In a really informative episode of the Vox series Earworm, video producer and host Estelle Caswell explains the history behind the “Parental Advisory Explicit Content” stickers found on albums, cassette tapes and CDs.
These warning labels were implemented in 1985 by the rather innocuous sounding Parents Music Resource Center (PMRC) after receiving complaints from religious leaders and right-wing groups about lyrics, images and claims of backmasking messages that they believed were harmful to children. The PMRC was comprised of several very politically connected women, the most notable of whom was Tipper Gore, wife of then Senator Al Gore who would later become Vice President of the United States.
Needless to say, many of the targeted musicians were not happy about this turn of events. Dee Snider of Twisted Sister, musical genius Frank Zappa and surprisingly, singer/songwriter John Denver testified in front of Congress expressing to their concerns. John Denver was quite concerned about censorship.

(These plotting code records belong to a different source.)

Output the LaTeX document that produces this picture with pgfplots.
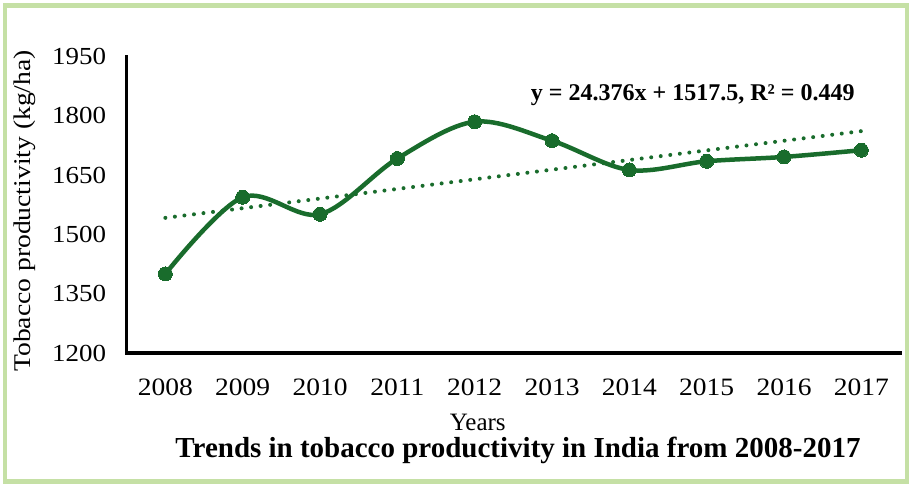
\documentclass[border=0pt]{standalone}
\usepackage{fontspec}
\setmainfont{Liberation Serif}
\newfontfamily\tickfont[FakeStretch=1.1]{Liberation Serif}
\newfontfamily\labfont[FakeStretch=1.15]{Liberation Serif}
\usepackage{pgfplots}
\pgfplotsset{compat=1.18}

\definecolor{linegreen}{RGB}{25,108,44}
\definecolor{framegreen}{RGB}{197,224,165}

% Tobacco productivity (kg/ha), India
\pgfplotstableread{
idx year yield
0 2008 1400
1 2009 1594
2 2010 1551
3 2011 1692
4 2012 1785
5 2013 1737
6 2014 1663
7 2015 1685
8 2016 1696
9 2017 1713
}\yielddata

% Linear trend y = 24.376x + 1517.5 at x = 1 and x = 10
\pgfplotstableread{
idx trend
0 1541.876
9 1761.260
}\trenddata

\begin{document}
\begin{tikzpicture}
\path[use as bounding box, fill=white] (0pt,0pt) rectangle (909pt,483pt);
\draw[line width=4.5pt, framegreen] (5pt,1.5pt) rectangle (907pt,477.5pt);
\begin{axis}[
  at={(126.7pt,130pt)}, anchor=south west,
  scale only axis, width=773.3pt, height=296.5pt,
  xmin=-0.5, xmax=9.5, ymin=1200, ymax=1950,
  xtick={0,...,9},
  xticklabels={2008,2009,2010,2011,2012,2013,2014,2015,2016,2017},
  ytick={1200,1350,...,1950},
  axis x line*=bottom, axis y line*=left,
  axis line style={-, line width=3.5pt, black},
  major tick length=0pt,
  clip=false,
  /pgf/number format/assume math mode=true,
  /pgf/number format/1000 sep={},
  xticklabel style={font=\tickfont\fontsize{25}{28}\selectfont, anchor=base, inner sep=0pt, yshift=-42pt},
  yticklabel style={font=\tickfont\fontsize{24.5}{28}\selectfont, anchor=east, inner sep=0pt, xshift=-20.5pt},
  xlabel={Years},
  xlabel style={at={(axis description cs:0.454,-0.26)}, anchor=base, font=\fontsize{25}{28}\selectfont},
  ylabel={Tobacco productivity (kg/ha)},
  ylabel style={at={(axis description cs:-0.1315,0.479)}, anchor=center, font=\labfont\fontsize{24}{28}\selectfont},
  title={Trends in tobacco productivity in India from 2008-2017},
  title style={at={(axis description cs:0.506,-0.371)}, anchor=base, font=\bfseries\fontsize{29}{32}\selectfont},
]
% heavy left and bottom axis lines
\draw[black, line width=3.5pt, line cap=rect]
  (rel axis cs:0,1) -- (rel axis cs:0,0) -- (rel axis cs:1,0);
\addplot[linegreen, line width=4pt, dash pattern=on 0pt off 9.6pt, line cap=round]
  table[x=idx, y=trend] {\trenddata};
\addplot[linegreen, line width=4.5pt, smooth, tension=0.55,
  mark=*, mark size=7pt, mark options={solid, fill=linegreen, draw=linegreen, line width=0pt}]
  table[x=idx, y=yield] {\yielddata};
\node[anchor=base, font=\bfseries\fontsize{24}{28}\selectfont, inner sep=0pt]
  at (axis description cs:0.732,0.853) {y = 24.376x + 1517.5, R² = 0.449};
\end{axis}
\end{tikzpicture}
\end{document}
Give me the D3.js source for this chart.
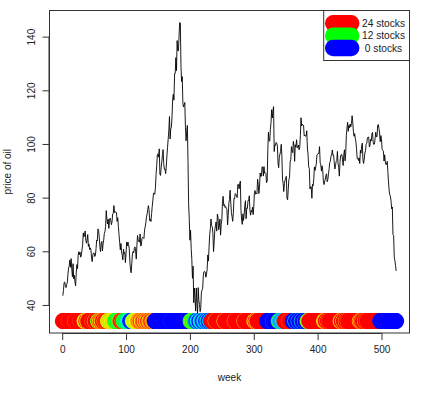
<!DOCTYPE html>
<html><head><meta charset="utf-8">
<script src="https://cdn.jsdelivr.net/npm/d3@7"></script>
<style>body{margin:0;background:#fff}svg{display:block;font-family:"Liberation Sans",Arial,sans-serif}</style>
</head><body>
<svg id="c" width="435" height="396"></svg>
<script>
// Weekly oil price (Fridays, 2004-12-31 .. 2015-01-02)
const price2004 = [43.45];
const price2005 = [45.43,48.38,48.53,47.23,46.48,47.54,48.35,51.49,53.78,54.43,56.72,54.05,57.27,53.32,50.49,55.39,49.72,51.03,48.67,47.16,51.85,55.03,53.54,58.47,59.84,58.75,59.63,57.81,58.65,60.57,62.31,66.86,65.36,66.13,67.57,64.08,63.00,64.19,66.24,61.84,62.63,60.63,61.28,60.58,57.53,56.14,58.71,59.32,59.39,58.06,58.43,61.04];
const price2006 = [64.21,63.92,68.35,67.76,65.37,61.84,59.88,62.91,63.67,60.12,62.69,64.26,66.63,67.39,69.32,75.17,71.88,70.19,72.04,68.53,71.37,72.33,71.63,69.93,70.87,73.93,74.09,77.03,74.43,74.54,74.76,74.35,71.14,72.51,69.20,66.25,63.33,60.55,62.91,59.76,58.57,56.82,60.75,59.14,59.58,55.81,59.24,63.43,62.03,63.43,62.41,61.05];
const price2007 = [56.31,52.99,51.99,55.42,59.02,59.89,59.39,61.14,61.64,60.05,57.11,62.28,65.87,64.28,63.63,63.38,66.46,61.93,62.37,64.94,65.20,65.08,64.76,68.00,69.18,70.68,72.81,73.93,75.57,77.02,75.48,71.47,71.98,71.09,74.04,76.70,79.10,81.62,81.66,81.22,83.69,88.60,91.86,95.93,96.32,95.10,98.18,88.71,88.28,91.27,93.31,96.00];
const price2008 = [97.91,92.69,90.57,90.71,88.96,91.77,95.50,98.81,101.84,105.15,110.21,101.84,105.62,106.23,110.14,116.69,118.52,116.32,126.29,126.29,132.19,127.35,138.54,134.86,134.62,140.21,145.29,145.08,128.88,123.26,125.10,115.20,113.77,114.59,115.46,106.23,101.18,104.55,106.89,93.88,77.70,71.85,64.15,67.81,61.04,57.04,49.93,54.43,40.81,46.28,42.36,37.71];
const price2009 = [46.34,40.83,36.51,46.47,41.68,40.17,37.51,38.94,44.76,45.52,46.25,51.06,52.38,52.51,52.24,50.33,51.55,53.20,58.63,56.34,61.67,66.31,68.44,72.04,69.55,69.16,66.73,59.89,63.56,68.05,69.45,70.93,67.51,73.89,72.74,68.02,69.29,72.04,66.02,69.95,71.77,78.53,80.50,77.00,77.43,76.35,76.72,76.05,75.47,69.87,73.36,78.05];
const price2010 = [79.36,82.75,78.00,74.54,72.89,71.19,74.13,79.81,79.66,81.50,81.24,80.68,80.00,84.87,84.92,83.24,85.12,86.15,75.11,71.61,70.04,73.97,71.51,73.78,77.18,78.86,72.14,76.09,76.01,78.98,78.95,80.70,75.39,73.46,75.17,74.60,76.45,73.66,76.49,81.58,82.66,81.25,81.69,81.43,86.85,84.88,81.51,83.76,89.19,87.79,88.02,91.51,91.38];
const price2011 = [88.03,91.54,89.11,89.34,89.03,85.58,86.20,97.88,104.42,101.16,101.07,105.40,107.94,112.79,109.66,112.29,113.93,97.18,99.65,99.49,100.59,100.22,99.29,93.01,91.16,94.94,96.20,97.24,99.87,95.70,86.88,85.38,82.26,85.37,86.45,87.24,87.96,79.85,79.20,82.98,86.80,87.40,93.32,94.26,98.99,97.41,96.77,100.96,99.41,93.53,99.68,98.83];
const price2012 = [101.56,98.70,98.46,99.56,97.84,98.67,103.24,109.77,106.70,107.40,107.06,106.87,103.02,103.31,102.83,103.05,104.93,98.49,96.13,91.48,90.86,83.23,84.10,84.03,79.76,84.96,84.45,87.10,91.44,90.13,91.40,92.87,96.01,96.15,96.47,96.42,99.00,92.89,92.19,89.88,91.86,90.05,86.28,84.86,86.07,86.92,88.28,88.91,85.93,86.73,88.66,90.80];
const price2013 = [93.09,93.56,95.56,95.88,97.77,95.72,95.86,93.13,90.68,91.95,93.45,93.71,97.23,92.70,91.29,88.01,93.00,95.61,96.04,96.02,94.15,91.97,96.03,97.85,93.69,96.56,103.22,105.95,108.05,104.70,106.94,106.03,107.46,106.42,107.65,110.53,108.21,104.67,102.87,103.84,102.02,100.81,97.85,94.61,94.60,93.84,94.84,92.72,97.65,96.60,99.32,100.32];
const price2014 = [93.96,92.72,94.37,96.64,97.49,99.88,100.30,102.20,102.59,102.58,98.89,99.46,101.67,101.14,103.74,104.30,100.60,99.76,99.99,102.02,104.35,102.71,102.66,106.91,107.26,105.74,104.06,100.83,103.13,102.09,97.88,97.65,97.35,93.65,95.96,93.29,92.27,92.41,93.54,89.74,85.82,82.75,81.01,80.54,78.65,75.82,76.51,66.15,65.84,57.81,56.52,54.73];
const price2015 = [52.69];

// Number of stocks held each week (0..24), shown as coloured points
const stocks = [
24,24,24,24,24,24,24,24,24,23,24,24,24,24,24,24,24,24,24,22,
24,24,24,24,24,24,24,23,24,24,24,24,24,24,18,16,20,24,19,21,
24,24,24,24,24,24,22,24,24,24,20,24,24,24,24,14,17,24,19,21,
24,18,22,24,24,20,24,22,24,24,21,18,16,20,17,19,15,18,20,17,
19,16,12,13,10,14,12,9,13,15,22,24,24,21,24,13,11,9,12,10,
8,11,7,9,6,2,0,1,0,3,17,16,18,15,17,16,18,19,20,22,
19,21,24,20,18,22,21,24,19,20,23,21,18,22,24,20,19,21,22,24,
20,21,19,22,0,0,0,0,0,0,0,0,0,0,0,0,0,0,0,0,
0,0,0,0,0,0,0,0,0,1,0,0,0,0,0,0,0,0,0,0,
0,0,0,0,0,0,0,0,0,0,0,0,0,0,0,0,0,0,0,0,
14,12,16,11,13,15,12,10,4,2,0,5,7,3,0,1,6,8,4,2,
0,3,5,7,2,0,4,6,1,0,3,5,2,24,24,24,24,24,24,20,
24,24,24,24,24,24,24,24,24,24,24,24,24,19,24,24,24,24,24,24,
24,24,24,24,24,24,24,24,24,21,24,24,24,24,24,24,24,24,24,24,
24,24,24,24,20,24,24,24,24,24,24,24,24,24,24,24,24,24,24,24,
18,21,24,19,22,24,24,24,24,24,24,24,24,24,24,24,24,24,24,24,
0,0,0,0,0,0,0,0,0,2,0,0,0,0,0,0,0,0,12,14,
4,6,2,5,3,7,5,24,24,24,24,24,24,24,22,24,24,24,24,24,
0,0,0,0,6,0,0,0,0,5,0,0,0,0,7,0,0,0,0,4,
0,0,0,13,16,20,24,24,24,24,24,24,24,24,24,24,24,24,24,24,
24,24,24,24,24,24,24,24,24,19,17,21,24,24,20,24,24,22,24,24,
24,24,24,24,24,24,24,24,24,24,24,24,24,24,24,18,21,24,24,17,
24,24,24,20,24,24,22,24,24,24,24,24,24,24,24,24,24,24,24,24,
24,24,24,24,24,19,24,17,24,21,24,24,24,20,24,24,22,24,24,24,
24,24,24,24,24,24,24,24,24,24,24,24,24,24,24,24,24,0,0,0,
0,0,0,0,0,0,0,0,0,0,0,0,0,0,0,0,0,0,0,0,
0,0,0];
const pointLevel = 34;

const xTicks = [0,100,200,300,400,500];
const yTicks = [40,60,80,100,120,140];
const legendStocks = [24,12,0];
const legendLabels = ["24 stocks","12 stocks","0 stocks"];
const xLabel = "week", yLabel = "price of oil";

const price = [].concat(price2004,price2005,price2006,price2007,price2008,price2009,price2010,price2011,price2012,price2013,price2014,price2015);
const n = price.length;
const weeks = d3.range(1, n+1);

const svg = d3.select("#c");
const L = 49.5, R = 409.5, T = 10.5, B = 333;
const ext = (lo,hi)=>{const d=(hi-lo)*0.04;return [lo-d,hi+d];};
const x = d3.scaleLinear().domain(ext(1,n)).range([L,R]);
const yMin = Math.min(pointLevel, d3.min(price)), yMax = Math.max(pointLevel, d3.max(price));
const y = d3.scaleLinear().domain(ext(yMin,yMax)).range([B,T]);
const col = s => d3.hsl((24 - s)/24*240, 1, 0.5).toString();
const ink = "#333";

// line
svg.append("path").datum(weeks)
  .attr("d", d3.line().x(w=>x(w)).y(w=>y(price[w-1])))
  .attr("fill","none").attr("stroke","#000").attr("stroke-width",0.9).attr("stroke-linejoin","round");

// points
svg.append("g").selectAll("circle").data(weeks).join("circle")
  .attr("cx", w=>x(w)).attr("cy", y(pointLevel)).attr("r", 8)
  .attr("fill", w=>col(stocks[w-1]));

// box
svg.append("rect").attr("x",L).attr("y",T).attr("width",R-L).attr("height",B-T)
  .attr("fill","none").attr("stroke",ink).attr("stroke-width",1);

// x axis
const gx = svg.append("g").attr("transform",`translate(0,${B})`)
  .call(d3.axisBottom(x).tickValues(xTicks).tickSize(7).tickPadding(6).tickFormat(d3.format("d")));
// y axis
const gy = svg.append("g").attr("transform",`translate(${L},0)`)
  .call(d3.axisLeft(y).tickValues(yTicks).tickSize(7).tickFormat(d3.format("d")));
[gx,gy].forEach(g=>{
  g.select(".domain").attr("stroke",ink);
  g.selectAll(".tick line").attr("stroke",ink);
  g.selectAll("text").attr("fill","#222").style("font-size","10px").style("font-family","Liberation Sans, Arial, sans-serif");
});
gy.select(".domain").attr("d",`M-0.5,${y(40)}V${y(140)}`);
gx.select(".domain").attr("d",`M${x(0)},0.5H${x(500)}`);
gy.selectAll(".tick text").attr("x",null).attr("dy",null)
  .attr("text-anchor","middle").attr("transform","translate(-15,0) rotate(-90)");

// axis titles
svg.append("text").attr("x",(L+R)/2).attr("y",381).attr("text-anchor","middle")
  .attr("fill","#222").style("font-size","10px").text(xLabel);
svg.append("text").attr("transform",`translate(11,${(T+B)/2}) rotate(-90)`).attr("text-anchor","middle")
  .attr("fill","#222").style("font-size","10px").text(yLabel);

// legend
const lg = svg.append("g");
lg.append("rect").attr("x",323.7).attr("y",T).attr("width",R-323.7).attr("height",50)
  .attr("fill","#fff").attr("stroke",ink).attr("stroke-width",1);
const ly = d3.scalePoint().domain(legendStocks).range([23.3,48]);
legendStocks.forEach((s,i)=>{
  lg.append("line").attr("x1",333.2).attr("x2",351.2).attr("y1",ly(s)).attr("y2",ly(s))
    .attr("stroke",col(s)).attr("stroke-width",16.5).attr("stroke-linecap","round");
});
legendStocks.forEach((s,i)=>{
  lg.append("text").attr("x",383.5).attr("y",ly(s)+3.6).attr("text-anchor","middle")
    .attr("fill","#222").style("font-size","10.2px").text(legendLabels[i]);
});
</script>
</body></html>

In a democratic society …the suppression of the people begins in my mind with the censorship of the written or spoken word. It was so in Nazi Germany and it is so in many places today where those in power are afraid of the consequences of an informed and educated people in a mature and incredibly diverse society such as ours. The access to all perspectives of an issue becomes more and more important. Those things, which in our experience are undesirable generally prove to be unfurthering and become boring that process cannot and should not be stifled.